◆ **EXERCISE DESCRIPTION**
Set the data down again, exactly as it reads, but without the pictures.

Start SOURCE DATA

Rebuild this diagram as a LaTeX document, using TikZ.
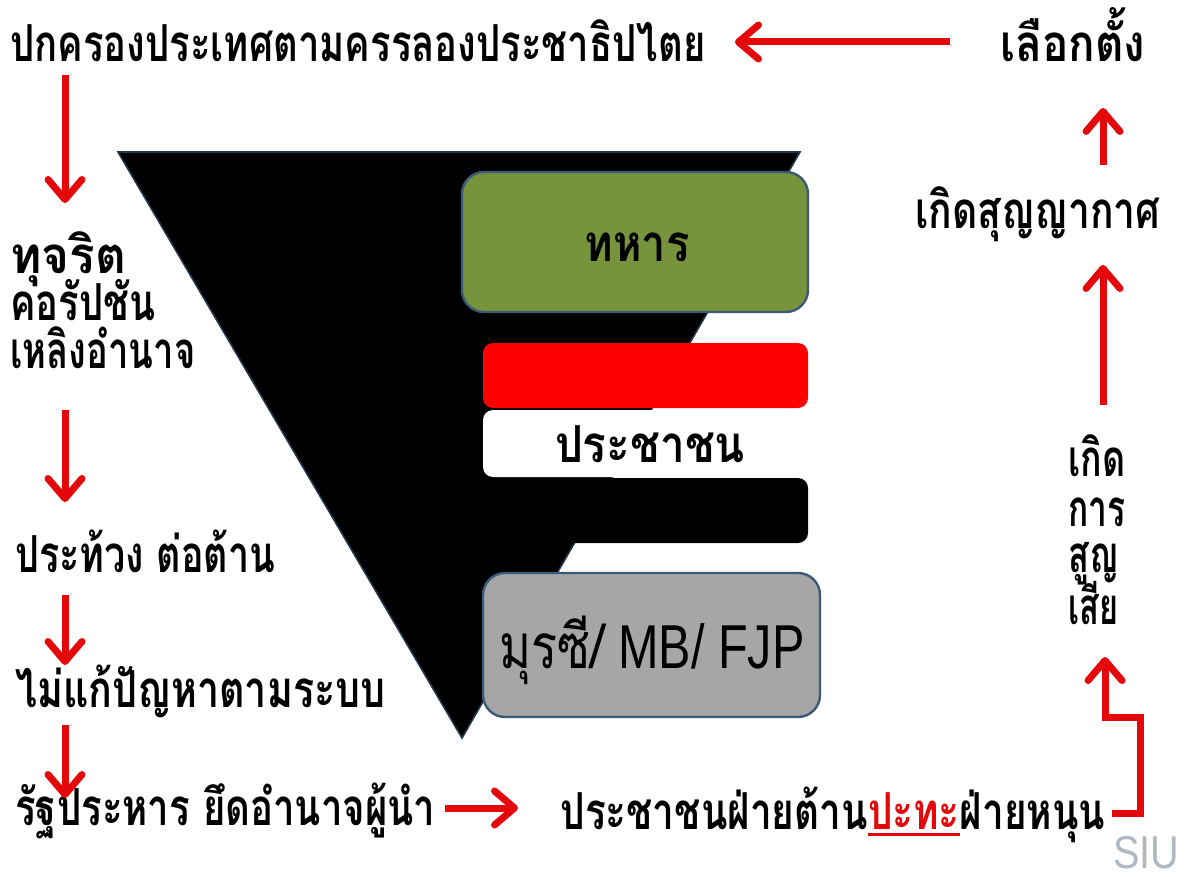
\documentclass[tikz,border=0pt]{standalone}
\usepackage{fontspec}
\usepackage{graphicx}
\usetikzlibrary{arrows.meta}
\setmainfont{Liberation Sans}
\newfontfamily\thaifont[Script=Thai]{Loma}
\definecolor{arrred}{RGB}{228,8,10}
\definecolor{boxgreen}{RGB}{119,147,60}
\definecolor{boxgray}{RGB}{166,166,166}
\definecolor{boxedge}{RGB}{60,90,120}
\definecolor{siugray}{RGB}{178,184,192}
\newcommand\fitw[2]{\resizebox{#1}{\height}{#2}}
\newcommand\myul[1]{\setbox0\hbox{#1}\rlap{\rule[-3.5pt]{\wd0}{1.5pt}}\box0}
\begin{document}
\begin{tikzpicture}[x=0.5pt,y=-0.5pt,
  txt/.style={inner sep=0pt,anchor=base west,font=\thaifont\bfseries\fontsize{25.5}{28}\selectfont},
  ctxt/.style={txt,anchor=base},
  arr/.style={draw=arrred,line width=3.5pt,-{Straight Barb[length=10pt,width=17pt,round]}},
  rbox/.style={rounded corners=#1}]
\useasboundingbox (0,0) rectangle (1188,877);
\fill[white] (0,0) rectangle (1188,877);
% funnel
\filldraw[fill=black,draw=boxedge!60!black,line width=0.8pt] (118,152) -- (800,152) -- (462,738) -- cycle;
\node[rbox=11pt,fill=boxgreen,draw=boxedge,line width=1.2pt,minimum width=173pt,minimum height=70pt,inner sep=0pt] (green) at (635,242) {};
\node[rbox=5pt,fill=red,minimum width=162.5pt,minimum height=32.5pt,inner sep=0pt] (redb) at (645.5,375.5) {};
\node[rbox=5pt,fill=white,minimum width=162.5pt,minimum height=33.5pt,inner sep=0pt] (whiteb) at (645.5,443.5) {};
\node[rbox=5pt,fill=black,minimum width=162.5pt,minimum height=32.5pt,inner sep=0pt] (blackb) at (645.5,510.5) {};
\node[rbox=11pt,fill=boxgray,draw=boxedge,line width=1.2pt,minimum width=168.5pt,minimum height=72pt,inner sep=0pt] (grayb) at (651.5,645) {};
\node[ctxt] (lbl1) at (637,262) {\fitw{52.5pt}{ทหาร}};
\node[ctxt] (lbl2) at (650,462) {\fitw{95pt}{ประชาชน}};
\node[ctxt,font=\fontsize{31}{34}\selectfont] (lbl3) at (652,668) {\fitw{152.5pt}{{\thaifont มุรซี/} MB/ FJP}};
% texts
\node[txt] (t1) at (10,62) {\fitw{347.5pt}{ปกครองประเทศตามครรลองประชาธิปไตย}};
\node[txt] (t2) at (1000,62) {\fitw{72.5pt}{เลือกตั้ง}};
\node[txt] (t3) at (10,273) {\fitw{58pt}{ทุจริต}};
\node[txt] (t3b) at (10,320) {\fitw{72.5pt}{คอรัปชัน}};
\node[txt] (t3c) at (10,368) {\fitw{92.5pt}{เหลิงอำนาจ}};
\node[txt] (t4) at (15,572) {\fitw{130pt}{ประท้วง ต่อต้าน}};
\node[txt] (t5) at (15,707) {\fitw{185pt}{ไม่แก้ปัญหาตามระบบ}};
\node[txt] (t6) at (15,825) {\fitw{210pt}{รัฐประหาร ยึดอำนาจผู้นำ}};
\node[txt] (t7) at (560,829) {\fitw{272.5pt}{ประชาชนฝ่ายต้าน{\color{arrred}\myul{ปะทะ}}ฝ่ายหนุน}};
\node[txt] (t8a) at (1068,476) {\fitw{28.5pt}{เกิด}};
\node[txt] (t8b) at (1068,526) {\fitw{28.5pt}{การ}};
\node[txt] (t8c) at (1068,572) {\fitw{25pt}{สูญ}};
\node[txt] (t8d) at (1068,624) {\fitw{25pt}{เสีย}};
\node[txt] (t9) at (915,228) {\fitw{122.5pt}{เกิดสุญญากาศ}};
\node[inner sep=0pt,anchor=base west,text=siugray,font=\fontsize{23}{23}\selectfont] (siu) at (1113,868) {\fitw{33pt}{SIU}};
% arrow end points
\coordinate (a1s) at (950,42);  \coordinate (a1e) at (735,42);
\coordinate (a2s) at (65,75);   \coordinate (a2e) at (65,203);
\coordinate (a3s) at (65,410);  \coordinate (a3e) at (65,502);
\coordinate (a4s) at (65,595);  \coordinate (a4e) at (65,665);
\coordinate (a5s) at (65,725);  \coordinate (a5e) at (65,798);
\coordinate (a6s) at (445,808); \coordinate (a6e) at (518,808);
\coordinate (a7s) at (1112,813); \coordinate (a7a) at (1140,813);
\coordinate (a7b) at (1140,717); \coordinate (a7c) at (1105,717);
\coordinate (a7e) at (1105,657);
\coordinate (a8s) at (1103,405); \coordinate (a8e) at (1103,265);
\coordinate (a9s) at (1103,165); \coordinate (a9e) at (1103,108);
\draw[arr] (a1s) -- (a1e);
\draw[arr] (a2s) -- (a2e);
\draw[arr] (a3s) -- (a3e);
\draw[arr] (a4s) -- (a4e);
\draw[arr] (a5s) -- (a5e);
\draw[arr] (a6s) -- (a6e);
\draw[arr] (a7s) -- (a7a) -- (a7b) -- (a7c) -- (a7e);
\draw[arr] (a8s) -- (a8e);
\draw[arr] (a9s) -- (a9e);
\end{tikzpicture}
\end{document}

End SOURCE DATA

◆ **EXERCISE OUTPUT**
Rebuild this diagram as a LaTeX document, using TikZ.
\documentclass[tikz,border=0pt]{standalone}
\usepackage{fontspec}
\usepackage{graphicx}
\usetikzlibrary{arrows.meta}
\setmainfont{Liberation Sans}
\newfontfamily\thaifont[Script=Thai]{Loma}
\definecolor{arrred}{RGB}{228,8,10}
\definecolor{boxgreen}{RGB}{119,147,60}
\definecolor{boxgray}{RGB}{166,166,166}
\definecolor{boxedge}{RGB}{60,90,120}
\definecolor{siugray}{RGB}{178,184,192}
\newcommand\fitw[2]{\resizebox{#1}{\height}{#2}}
\newcommand\myul[1]{\setbox0\hbox{#1}\rlap{\rule[-3.5pt]{\wd0}{1.5pt}}\box0}
\begin{document}
\begin{tikzpicture}[x=0.5pt,y=-0.5pt,
  txt/.style={inner sep=0pt,anchor=base west,font=\thaifont\bfseries\fontsize{25.5}{28}\selectfont},
  ctxt/.style={txt,anchor=base},
  arr/.style={draw=arrred,line width=3.5pt,-{Straight Barb[length=10pt,width=17pt,round]}},
  rbox/.style={rounded corners=#1}]
\useasboundingbox (0,0) rectangle (1188,877);
\fill[white] (0,0) rectangle (1188,877);
% funnel
\filldraw[fill=black,draw=boxedge!60!black,line width=0.8pt] (118,152) -- (800,152) -- (462,738) -- cycle;
\node[rbox=11pt,fill=boxgreen,draw=boxedge,line width=1.2pt,minimum width=173pt,minimum height=70pt,inner sep=0pt] (green) at (635,242) {};
\node[rbox=5pt,fill=red,minimum width=162.5pt,minimum height=32.5pt,inner sep=0pt] (redb) at (645.5,375.5) {};
\node[rbox=5pt,fill=white,minimum width=162.5pt,minimum height=33.5pt,inner sep=0pt] (whiteb) at (645.5,443.5) {};
\node[rbox=5pt,fill=black,minimum width=162.5pt,minimum height=32.5pt,inner sep=0pt] (blackb) at (645.5,510.5) {};
\node[rbox=11pt,fill=boxgray,draw=boxedge,line width=1.2pt,minimum width=168.5pt,minimum height=72pt,inner sep=0pt] (grayb) at (651.5,645) {};
\node[ctxt] (lbl1) at (637,262) {\fitw{52.5pt}{ทหาร}};
\node[ctxt] (lbl2) at (650,462) {\fitw{95pt}{ประชาชน}};
\node[ctxt,font=\fontsize{31}{34}\selectfont] (lbl3) at (652,668) {\fitw{152.5pt}{{\thaifont มุรซี/} MB/ FJP}};
% texts
\node[txt] (t1) at (10,62) {\fitw{347.5pt}{ปกครองประเทศตามครรลองประชาธิปไตย}};
\node[txt] (t2) at (1000,62) {\fitw{72.5pt}{เลือกตั้ง}};
\node[txt] (t3) at (10,273) {\fitw{58pt}{ทุจริต}};
\node[txt] (t3b) at (10,320) {\fitw{72.5pt}{คอรัปชัน}};
\node[txt] (t3c) at (10,368) {\fitw{92.5pt}{เหลิงอำนาจ}};
\node[txt] (t4) at (15,572) {\fitw{130pt}{ประท้วง ต่อต้าน}};
\node[txt] (t5) at (15,707) {\fitw{185pt}{ไม่แก้ปัญหาตามระบบ}};
\node[txt] (t6) at (15,825) {\fitw{210pt}{รัฐประหาร ยึดอำนาจผู้นำ}};
\node[txt] (t7) at (560,829) {\fitw{272.5pt}{ประชาชนฝ่ายต้าน{\color{arrred}\myul{ปะทะ}}ฝ่ายหนุน}};
\node[txt] (t8a) at (1068,476) {\fitw{28.5pt}{เกิด}};
\node[txt] (t8b) at (1068,526) {\fitw{28.5pt}{การ}};
\node[txt] (t8c) at (1068,572) {\fitw{25pt}{สูญ}};
\node[txt] (t8d) at (1068,624) {\fitw{25pt}{เสีย}};
\node[txt] (t9) at (915,228) {\fitw{122.5pt}{เกิดสุญญากาศ}};
\node[inner sep=0pt,anchor=base west,text=siugray,font=\fontsize{23}{23}\selectfont] (siu) at (1113,868) {\fitw{33pt}{SIU}};
% arrow end points
\coordinate (a1s) at (950,42);  \coordinate (a1e) at (735,42);
\coordinate (a2s) at (65,75);   \coordinate (a2e) at (65,203);
\coordinate (a3s) at (65,410);  \coordinate (a3e) at (65,502);
\coordinate (a4s) at (65,595);  \coordinate (a4e) at (65,665);
\coordinate (a5s) at (65,725);  \coordinate (a5e) at (65,798);
\coordinate (a6s) at (445,808); \coordinate (a6e) at (518,808);
\coordinate (a7s) at (1112,813); \coordinate (a7a) at (1140,813);
\coordinate (a7b) at (1140,717); \coordinate (a7c) at (1105,717);
\coordinate (a7e) at (1105,657);
\coordinate (a8s) at (1103,405); \coordinate (a8e) at (1103,265);
\coordinate (a9s) at (1103,165); \coordinate (a9e) at (1103,108);
\draw[arr] (a1s) -- (a1e);
\draw[arr] (a2s) -- (a2e);
\draw[arr] (a3s) -- (a3e);
\draw[arr] (a4s) -- (a4e);
\draw[arr] (a5s) -- (a5e);
\draw[arr] (a6s) -- (a6e);
\draw[arr] (a7s) -- (a7a) -- (a7b) -- (a7c) -- (a7e);
\draw[arr] (a8s) -- (a8e);
\draw[arr] (a9s) -- (a9e);
\end{tikzpicture}
\end{document}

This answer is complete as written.